• _DATASET SECTION_
· · · · · · ·

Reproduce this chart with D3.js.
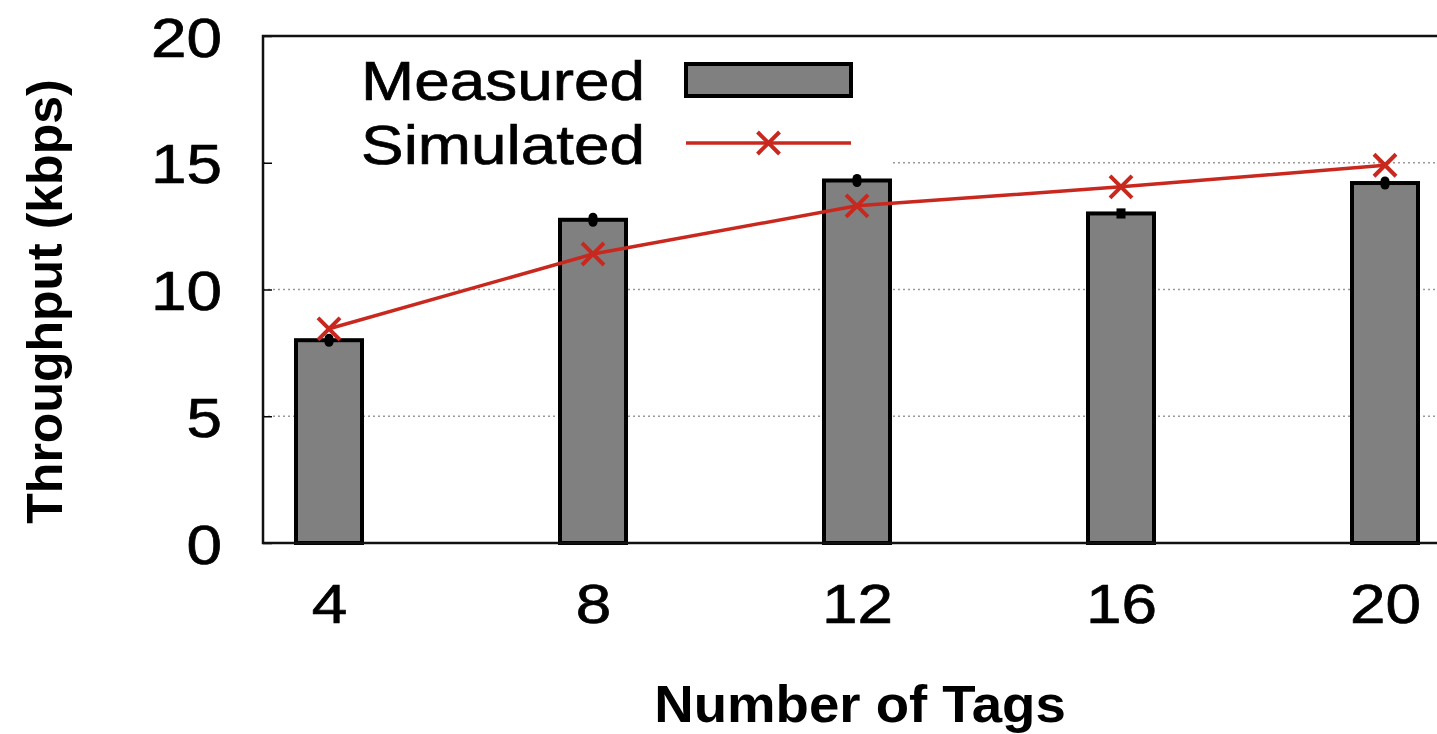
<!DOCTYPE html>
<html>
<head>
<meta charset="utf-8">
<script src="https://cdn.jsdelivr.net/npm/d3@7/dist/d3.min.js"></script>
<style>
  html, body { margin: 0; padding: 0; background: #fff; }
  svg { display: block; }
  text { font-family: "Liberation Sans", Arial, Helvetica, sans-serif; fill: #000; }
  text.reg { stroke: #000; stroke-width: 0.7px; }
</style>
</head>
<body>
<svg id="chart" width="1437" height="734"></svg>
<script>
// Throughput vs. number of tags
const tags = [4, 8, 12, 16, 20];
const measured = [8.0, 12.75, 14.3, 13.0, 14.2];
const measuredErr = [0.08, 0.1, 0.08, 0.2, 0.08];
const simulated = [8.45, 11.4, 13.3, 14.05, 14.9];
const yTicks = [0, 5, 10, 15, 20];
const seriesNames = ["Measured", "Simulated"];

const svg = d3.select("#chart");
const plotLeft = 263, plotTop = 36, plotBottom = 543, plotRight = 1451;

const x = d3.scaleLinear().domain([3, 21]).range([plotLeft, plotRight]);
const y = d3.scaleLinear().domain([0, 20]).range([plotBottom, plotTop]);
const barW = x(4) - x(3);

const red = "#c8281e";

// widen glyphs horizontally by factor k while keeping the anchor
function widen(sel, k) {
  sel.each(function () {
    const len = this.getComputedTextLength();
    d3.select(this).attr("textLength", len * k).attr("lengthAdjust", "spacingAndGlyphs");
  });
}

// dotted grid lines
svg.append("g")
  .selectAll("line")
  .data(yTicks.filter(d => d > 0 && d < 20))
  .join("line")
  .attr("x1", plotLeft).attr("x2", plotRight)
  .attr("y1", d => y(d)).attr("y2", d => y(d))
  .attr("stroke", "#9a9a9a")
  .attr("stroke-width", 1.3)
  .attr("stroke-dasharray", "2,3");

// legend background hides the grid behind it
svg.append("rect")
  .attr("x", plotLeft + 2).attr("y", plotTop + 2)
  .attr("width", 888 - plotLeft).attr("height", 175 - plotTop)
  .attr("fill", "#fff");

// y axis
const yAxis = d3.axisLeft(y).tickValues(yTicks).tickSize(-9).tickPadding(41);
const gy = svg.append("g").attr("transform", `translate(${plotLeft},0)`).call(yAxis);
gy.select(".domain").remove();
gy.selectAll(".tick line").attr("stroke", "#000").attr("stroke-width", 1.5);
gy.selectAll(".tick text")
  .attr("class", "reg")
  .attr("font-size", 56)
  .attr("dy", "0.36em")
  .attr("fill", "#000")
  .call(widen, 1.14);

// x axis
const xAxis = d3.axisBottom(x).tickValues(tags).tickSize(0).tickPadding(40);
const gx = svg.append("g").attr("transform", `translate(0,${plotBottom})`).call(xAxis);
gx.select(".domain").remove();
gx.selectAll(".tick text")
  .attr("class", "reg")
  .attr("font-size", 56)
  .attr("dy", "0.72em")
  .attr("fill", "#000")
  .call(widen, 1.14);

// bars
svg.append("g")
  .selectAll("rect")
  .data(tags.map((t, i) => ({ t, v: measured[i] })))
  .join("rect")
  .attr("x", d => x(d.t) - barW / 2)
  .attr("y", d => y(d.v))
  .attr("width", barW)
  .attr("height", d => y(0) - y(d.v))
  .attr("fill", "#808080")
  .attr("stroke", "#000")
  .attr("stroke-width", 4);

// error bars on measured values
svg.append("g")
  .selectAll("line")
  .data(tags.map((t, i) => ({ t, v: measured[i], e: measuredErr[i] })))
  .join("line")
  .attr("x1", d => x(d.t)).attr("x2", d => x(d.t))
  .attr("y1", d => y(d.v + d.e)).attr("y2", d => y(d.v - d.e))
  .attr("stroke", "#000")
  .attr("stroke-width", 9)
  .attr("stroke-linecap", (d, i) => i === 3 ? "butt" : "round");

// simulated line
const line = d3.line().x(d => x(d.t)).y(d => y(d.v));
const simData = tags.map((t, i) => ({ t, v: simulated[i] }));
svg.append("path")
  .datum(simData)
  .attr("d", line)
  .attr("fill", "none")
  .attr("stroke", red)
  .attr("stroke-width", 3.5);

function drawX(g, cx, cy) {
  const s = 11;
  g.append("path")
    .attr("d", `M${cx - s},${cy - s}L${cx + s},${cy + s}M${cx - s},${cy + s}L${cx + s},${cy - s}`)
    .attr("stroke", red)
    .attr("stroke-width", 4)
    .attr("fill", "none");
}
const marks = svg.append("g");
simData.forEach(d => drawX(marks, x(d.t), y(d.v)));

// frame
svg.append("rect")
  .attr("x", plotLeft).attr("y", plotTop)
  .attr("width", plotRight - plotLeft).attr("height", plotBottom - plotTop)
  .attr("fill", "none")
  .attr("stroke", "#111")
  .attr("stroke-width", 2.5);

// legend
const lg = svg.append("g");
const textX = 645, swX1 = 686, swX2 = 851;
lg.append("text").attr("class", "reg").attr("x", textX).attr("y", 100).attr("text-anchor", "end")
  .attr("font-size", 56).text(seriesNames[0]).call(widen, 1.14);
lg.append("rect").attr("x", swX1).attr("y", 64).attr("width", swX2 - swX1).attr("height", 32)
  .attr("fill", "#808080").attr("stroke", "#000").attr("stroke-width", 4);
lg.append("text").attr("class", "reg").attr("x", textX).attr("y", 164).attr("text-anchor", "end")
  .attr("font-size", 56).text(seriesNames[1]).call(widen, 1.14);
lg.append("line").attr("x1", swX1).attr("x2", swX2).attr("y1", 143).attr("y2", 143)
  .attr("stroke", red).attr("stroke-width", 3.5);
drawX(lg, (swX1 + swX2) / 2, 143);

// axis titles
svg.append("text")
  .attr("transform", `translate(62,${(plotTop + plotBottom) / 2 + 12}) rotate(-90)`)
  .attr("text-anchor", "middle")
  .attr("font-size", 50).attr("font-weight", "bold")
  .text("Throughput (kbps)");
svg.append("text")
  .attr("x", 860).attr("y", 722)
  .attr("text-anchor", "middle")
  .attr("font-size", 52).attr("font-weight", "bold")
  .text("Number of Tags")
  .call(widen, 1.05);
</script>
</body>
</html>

· · · · · · ·

• _SET EXERCISE_
Go through the material above and print all of it exactly, except the pictures.

• _TASK RESULT_
Reproduce this chart with D3.js.
<!DOCTYPE html>
<html>
<head>
<meta charset="utf-8">
<script src="https://cdn.jsdelivr.net/npm/d3@7/dist/d3.min.js"></script>
<style>
  html, body { margin: 0; padding: 0; background: #fff; }
  svg { display: block; }
  text { font-family: "Liberation Sans", Arial, Helvetica, sans-serif; fill: #000; }
  text.reg { stroke: #000; stroke-width: 0.7px; }
</style>
</head>
<body>
<svg id="chart" width="1437" height="734"></svg>
<script>
// Throughput vs. number of tags
const tags = [4, 8, 12, 16, 20];
const measured = [8.0, 12.75, 14.3, 13.0, 14.2];
const measuredErr = [0.08, 0.1, 0.08, 0.2, 0.08];
const simulated = [8.45, 11.4, 13.3, 14.05, 14.9];
const yTicks = [0, 5, 10, 15, 20];
const seriesNames = ["Measured", "Simulated"];

const svg = d3.select("#chart");
const plotLeft = 263, plotTop = 36, plotBottom = 543, plotRight = 1451;

const x = d3.scaleLinear().domain([3, 21]).range([plotLeft, plotRight]);
const y = d3.scaleLinear().domain([0, 20]).range([plotBottom, plotTop]);
const barW = x(4) - x(3);

const red = "#c8281e";

// widen glyphs horizontally by factor k while keeping the anchor
function widen(sel, k) {
  sel.each(function () {
    const len = this.getComputedTextLength();
    d3.select(this).attr("textLength", len * k).attr("lengthAdjust", "spacingAndGlyphs");
  });
}

// dotted grid lines
svg.append("g")
  .selectAll("line")
  .data(yTicks.filter(d => d > 0 && d < 20))
  .join("line")
  .attr("x1", plotLeft).attr("x2", plotRight)
  .attr("y1", d => y(d)).attr("y2", d => y(d))
  .attr("stroke", "#9a9a9a")
  .attr("stroke-width", 1.3)
  .attr("stroke-dasharray", "2,3");

// legend background hides the grid behind it
svg.append("rect")
  .attr("x", plotLeft + 2).attr("y", plotTop + 2)
  .attr("width", 888 - plotLeft).attr("height", 175 - plotTop)
  .attr("fill", "#fff");

// y axis
const yAxis = d3.axisLeft(y).tickValues(yTicks).tickSize(-9).tickPadding(41);
const gy = svg.append("g").attr("transform", `translate(${plotLeft},0)`).call(yAxis);
gy.select(".domain").remove();
gy.selectAll(".tick line").attr("stroke", "#000").attr("stroke-width", 1.5);
gy.selectAll(".tick text")
  .attr("class", "reg")
  .attr("font-size", 56)
  .attr("dy", "0.36em")
  .attr("fill", "#000")
  .call(widen, 1.14);

// x axis
const xAxis = d3.axisBottom(x).tickValues(tags).tickSize(0).tickPadding(40);
const gx = svg.append("g").attr("transform", `translate(0,${plotBottom})`).call(xAxis);
gx.select(".domain").remove();
gx.selectAll(".tick text")
  .attr("class", "reg")
  .attr("font-size", 56)
  .attr("dy", "0.72em")
  .attr("fill", "#000")
  .call(widen, 1.14);

// bars
svg.append("g")
  .selectAll("rect")
  .data(tags.map((t, i) => ({ t, v: measured[i] })))
  .join("rect")
  .attr("x", d => x(d.t) - barW / 2)
  .attr("y", d => y(d.v))
  .attr("width", barW)
  .attr("height", d => y(0) - y(d.v))
  .attr("fill", "#808080")
  .attr("stroke", "#000")
  .attr("stroke-width", 4);

// error bars on measured values
svg.append("g")
  .selectAll("line")
  .data(tags.map((t, i) => ({ t, v: measured[i], e: measuredErr[i] })))
  .join("line")
  .attr("x1", d => x(d.t)).attr("x2", d => x(d.t))
  .attr("y1", d => y(d.v + d.e)).attr("y2", d => y(d.v - d.e))
  .attr("stroke", "#000")
  .attr("stroke-width", 9)
  .attr("stroke-linecap", (d, i) => i === 3 ? "butt" : "round");

// simulated line
const line = d3.line().x(d => x(d.t)).y(d => y(d.v));
const simData = tags.map((t, i) => ({ t, v: simulated[i] }));
svg.append("path")
  .datum(simData)
  .attr("d", line)
  .attr("fill", "none")
  .attr("stroke", red)
  .attr("stroke-width", 3.5);

function drawX(g, cx, cy) {
  const s = 11;
  g.append("path")
    .attr("d", `M${cx - s},${cy - s}L${cx + s},${cy + s}M${cx - s},${cy + s}L${cx + s},${cy - s}`)
    .attr("stroke", red)
    .attr("stroke-width", 4)
    .attr("fill", "none");
}
const marks = svg.append("g");
simData.forEach(d => drawX(marks, x(d.t), y(d.v)));

// frame
svg.append("rect")
  .attr("x", plotLeft).attr("y", plotTop)
  .attr("width", plotRight - plotLeft).attr("height", plotBottom - plotTop)
  .attr("fill", "none")
  .attr("stroke", "#111")
  .attr("stroke-width", 2.5);

// legend
const lg = svg.append("g");
const textX = 645, swX1 = 686, swX2 = 851;
lg.append("text").attr("class", "reg").attr("x", textX).attr("y", 100).attr("text-anchor", "end")
  .attr("font-size", 56).text(seriesNames[0]).call(widen, 1.14);
lg.append("rect").attr("x", swX1).attr("y", 64).attr("width", swX2 - swX1).attr("height", 32)
  .attr("fill", "#808080").attr("stroke", "#000").attr("stroke-width", 4);
lg.append("text").attr("class", "reg").attr("x", textX).attr("y", 164).attr("text-anchor", "end")
  .attr("font-size", 56).text(seriesNames[1]).call(widen, 1.14);
lg.append("line").attr("x1", swX1).attr("x2", swX2).attr("y1", 143).attr("y2", 143)
  .attr("stroke", red).attr("stroke-width", 3.5);
drawX(lg, (swX1 + swX2) / 2, 143);

// axis titles
svg.append("text")
  .attr("transform", `translate(62,${(plotTop + plotBottom) / 2 + 12}) rotate(-90)`)
  .attr("text-anchor", "middle")
  .attr("font-size", 50).attr("font-weight", "bold")
  .text("Throughput (kbps)");
svg.append("text")
  .attr("x", 860).attr("y", 722)
  .attr("text-anchor", "middle")
  .attr("font-size", 52).attr("font-weight", "bold")
  .text("Number of Tags")
  .call(widen, 1.05);
</script>
</body>
</html>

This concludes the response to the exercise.